The exercise -> Each line of the listing must be transcribed exactly, except for the images, which should be excluded.

Supplied information ->
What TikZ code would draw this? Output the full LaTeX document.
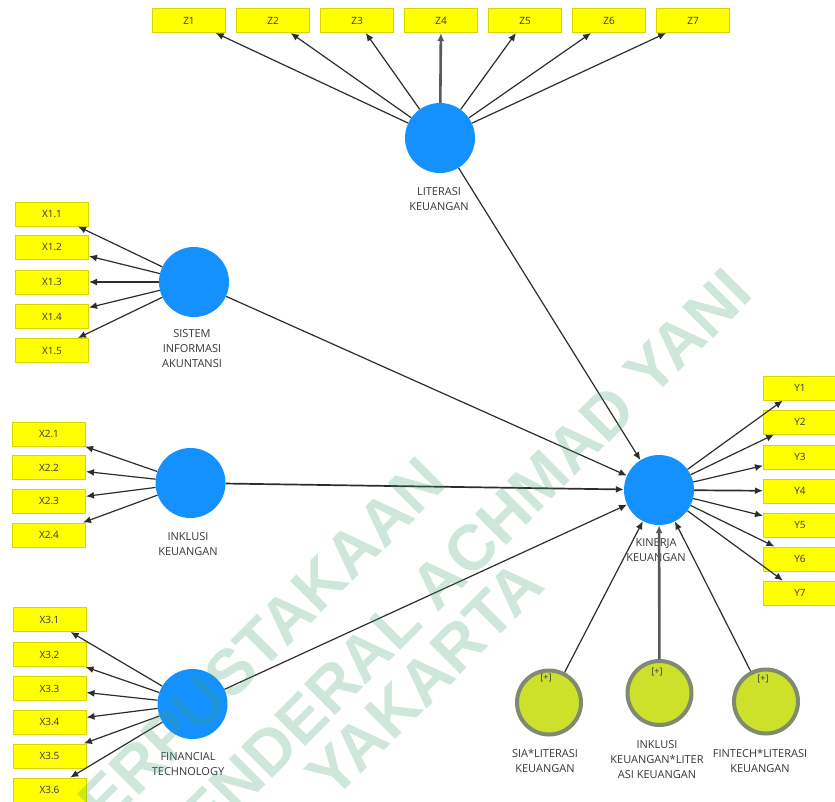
\documentclass[tikz,border=0pt]{standalone}
\usepackage{fontspec}
\setmainfont{Open Sans}
\newfontfamily\wmfont{Liberation Sans}
\usetikzlibrary{arrows.meta}
\definecolor{lvblue}{RGB}{20,144,255}
\definecolor{indyel}{RGB}{255,255,0}
\definecolor{indbrd}{RGB}{215,215,0}
\definecolor{modfill}{RGB}{205,224,42}
\definecolor{modbrd}{RGB}{128,138,112}
\definecolor{lnk}{RGB}{45,45,45}
\definecolor{txt}{RGB}{55,55,60}
\definecolor{wm}{RGB}{60,160,110}
\begin{document}
\begin{tikzpicture}[x=1pt,y=-1pt,
 lv/.style={circle,fill=lvblue,minimum size=70pt,inner sep=0pt},
 mod/.style={circle,fill=modfill,draw=modbrd,line width=4pt,minimum size=64pt,inner sep=0pt},
 ind/.style={rectangle,fill=indyel,draw=indbrd,line width=1pt,minimum width=73pt,minimum height=24pt,inner sep=0pt,font=\fontsize{10}{12}\selectfont,text=txt},
 lbl/.style={align=center,font=\fontsize{11}{15}\selectfont,text=txt,inner sep=0pt},
 plus/.style={font=\fontsize{9}{10}\selectfont,text=black!80,inner sep=0pt},
 arr/.style={draw=lnk,line width=1.2pt,-{Latex[length=8pt,width=7pt]}},
 arrmid/.style={arr,line width=1.7pt},
 arrthick/.style={arr,draw=black!65,line width=2.6pt},
 wmtext/.style={font=\wmfont\bfseries\fontsize{64}{64}\selectfont,text=wm,opacity=0.25,rotate=45,inner sep=0pt,anchor=east}
]
\useasboundingbox (0,0) rectangle (835,801);
\fill[white] (0,0) rectangle (835,801);
\clip (0,0) rectangle (835,801);

% latent variables
\node[lv] (lit) at (440,138) {};
\node[lv] (sia) at (194,282) {};
\node[lv] (ink) at (190.5,483) {};
\node[lv] (fin) at (192.5,704) {};
\node[lv] (kin) at (659,490) {};

% moderating effects
\node[mod] (m1) at (549,702.5) {};
\node[mod] (m2) at (659.5,693) {};
\node[mod] (m3) at (766,701.5) {};
\node[plus] (p1) at (546,678) {[+]};
\node[plus] (p2) at (657,672) {[+]};
\node[plus] (p3) at (763,679) {[+]};

% labels
\node[lbl] (litl) at (439,199) {LITERASI\\KEUANGAN};
\node[lbl] (sial) at (192,349) {SISTEM\\INFORMASI\\AKUNTANSI};
\node[lbl] (inkl) at (188,544.5) {INKLUSI\\KEUANGAN};
\node[lbl] (finl) at (188,764.5) {FINANCIAL\\TECHNOLOGY};
\node[lbl] (kinl) at (656,550) {KINERJA\\KEUANGAN};
\node[lbl] (m1l) at (545,760.5) {SIA*LITERASI\\KEUANGAN};
\node[lbl] (m2l) at (657,760) {INKLUSI\\KEUANGAN*LITER\\ASI KEUANGAN};
\node[lbl] (m3l) at (760,760.5) {FINTECH*LITERASI\\KEUANGAN};

% indicators
\foreach \i/\x in {1/189,2/273,3/357,4/441,5/525,6/609,7/693}
  \node[ind] (z\i) at (\x,20.5) {Z\i};
\foreach \i/\y in {1/214,2/247,3/282,4/316.5,5/350.5}
  \node[ind] (xa\i) at (52,\y) {X1.\i};
\foreach \i/\y in {1/434,2/467.5,3/501,4/535}
  \node[ind] (xb\i) at (49,\y) {X2.\i};
\foreach \i/\y in {1/619.5,2/654.5,3/688.5,4/722,5/756,6/790}
  \node[ind] (xc\i) at (49.5,\y) {X3.\i};
\foreach \i/\y in {1/388,2/422,3/457,4/491,5/525,6/559,7/593}
  \node[ind] (y\i) at (800,\y) {Y\i};

% outer loadings
\foreach \i in {1,2,3,5,6,7} \draw[arr] (lit) -- (z\i);
\draw[arrthick] (lit) -- (z4);
\foreach \i in {1,...,5} \draw[arr] (sia) -- (xa\i);
\foreach \i in {1,...,4} \draw[arr] (ink) -- (xb\i);
\foreach \i in {1,...,6} \draw[arr] (fin) -- (xc\i);
\foreach \i in {1,2,3,5,6,7} \draw[arr] (kin) -- (y\i);
\draw[arrmid] (kin) -- (y4);

% structural paths
\draw[arr] (lit) -- (kin);
\draw[arr] (sia) -- (kin);
\draw[arrmid] (ink) -- (kin);
\draw[arr] (fin) -- (kin);
\draw[arr] (m1) -- (kin);
\draw[arrthick] (m2) -- (kin);
\draw[arr] (m3) -- (kin);

% watermark
\node[wmtext] (wm1) at (434,469) {ERPUSTAKAAN};
\node[wmtext] (wm2) at (740,280) {ENDERAL ACHMAD YANI};
\node[wmtext] (wm3) at (532,572) {YAKARTA};
\end{tikzpicture}
\end{document}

Right answer ->
What TikZ code would draw this? Output the full LaTeX document.
\documentclass[tikz,border=0pt]{standalone}
\usepackage{fontspec}
\setmainfont{Open Sans}
\newfontfamily\wmfont{Liberation Sans}
\usetikzlibrary{arrows.meta}
\definecolor{lvblue}{RGB}{20,144,255}
\definecolor{indyel}{RGB}{255,255,0}
\definecolor{indbrd}{RGB}{215,215,0}
\definecolor{modfill}{RGB}{205,224,42}
\definecolor{modbrd}{RGB}{128,138,112}
\definecolor{lnk}{RGB}{45,45,45}
\definecolor{txt}{RGB}{55,55,60}
\definecolor{wm}{RGB}{60,160,110}
\begin{document}
\begin{tikzpicture}[x=1pt,y=-1pt,
 lv/.style={circle,fill=lvblue,minimum size=70pt,inner sep=0pt},
 mod/.style={circle,fill=modfill,draw=modbrd,line width=4pt,minimum size=64pt,inner sep=0pt},
 ind/.style={rectangle,fill=indyel,draw=indbrd,line width=1pt,minimum width=73pt,minimum height=24pt,inner sep=0pt,font=\fontsize{10}{12}\selectfont,text=txt},
 lbl/.style={align=center,font=\fontsize{11}{15}\selectfont,text=txt,inner sep=0pt},
 plus/.style={font=\fontsize{9}{10}\selectfont,text=black!80,inner sep=0pt},
 arr/.style={draw=lnk,line width=1.2pt,-{Latex[length=8pt,width=7pt]}},
 arrmid/.style={arr,line width=1.7pt},
 arrthick/.style={arr,draw=black!65,line width=2.6pt},
 wmtext/.style={font=\wmfont\bfseries\fontsize{64}{64}\selectfont,text=wm,opacity=0.25,rotate=45,inner sep=0pt,anchor=east}
]
\useasboundingbox (0,0) rectangle (835,801);
\fill[white] (0,0) rectangle (835,801);
\clip (0,0) rectangle (835,801);

% latent variables
\node[lv] (lit) at (440,138) {};
\node[lv] (sia) at (194,282) {};
\node[lv] (ink) at (190.5,483) {};
\node[lv] (fin) at (192.5,704) {};
\node[lv] (kin) at (659,490) {};

% moderating effects
\node[mod] (m1) at (549,702.5) {};
\node[mod] (m2) at (659.5,693) {};
\node[mod] (m3) at (766,701.5) {};
\node[plus] (p1) at (546,678) {[+]};
\node[plus] (p2) at (657,672) {[+]};
\node[plus] (p3) at (763,679) {[+]};

% labels
\node[lbl] (litl) at (439,199) {LITERASI\\KEUANGAN};
\node[lbl] (sial) at (192,349) {SISTEM\\INFORMASI\\AKUNTANSI};
\node[lbl] (inkl) at (188,544.5) {INKLUSI\\KEUANGAN};
\node[lbl] (finl) at (188,764.5) {FINANCIAL\\TECHNOLOGY};
\node[lbl] (kinl) at (656,550) {KINERJA\\KEUANGAN};
\node[lbl] (m1l) at (545,760.5) {SIA*LITERASI\\KEUANGAN};
\node[lbl] (m2l) at (657,760) {INKLUSI\\KEUANGAN*LITER\\ASI KEUANGAN};
\node[lbl] (m3l) at (760,760.5) {FINTECH*LITERASI\\KEUANGAN};

% indicators
\foreach \i/\x in {1/189,2/273,3/357,4/441,5/525,6/609,7/693}
  \node[ind] (z\i) at (\x,20.5) {Z\i};
\foreach \i/\y in {1/214,2/247,3/282,4/316.5,5/350.5}
  \node[ind] (xa\i) at (52,\y) {X1.\i};
\foreach \i/\y in {1/434,2/467.5,3/501,4/535}
  \node[ind] (xb\i) at (49,\y) {X2.\i};
\foreach \i/\y in {1/619.5,2/654.5,3/688.5,4/722,5/756,6/790}
  \node[ind] (xc\i) at (49.5,\y) {X3.\i};
\foreach \i/\y in {1/388,2/422,3/457,4/491,5/525,6/559,7/593}
  \node[ind] (y\i) at (800,\y) {Y\i};

% outer loadings
\foreach \i in {1,2,3,5,6,7} \draw[arr] (lit) -- (z\i);
\draw[arrthick] (lit) -- (z4);
\foreach \i in {1,...,5} \draw[arr] (sia) -- (xa\i);
\foreach \i in {1,...,4} \draw[arr] (ink) -- (xb\i);
\foreach \i in {1,...,6} \draw[arr] (fin) -- (xc\i);
\foreach \i in {1,2,3,5,6,7} \draw[arr] (kin) -- (y\i);
\draw[arrmid] (kin) -- (y4);

% structural paths
\draw[arr] (lit) -- (kin);
\draw[arr] (sia) -- (kin);
\draw[arrmid] (ink) -- (kin);
\draw[arr] (fin) -- (kin);
\draw[arr] (m1) -- (kin);
\draw[arrthick] (m2) -- (kin);
\draw[arr] (m3) -- (kin);

% watermark
\node[wmtext] (wm1) at (434,469) {ERPUSTAKAAN};
\node[wmtext] (wm2) at (740,280) {ENDERAL ACHMAD YANI};
\node[wmtext] (wm3) at (532,572) {YAKARTA};
\end{tikzpicture}
\end{document}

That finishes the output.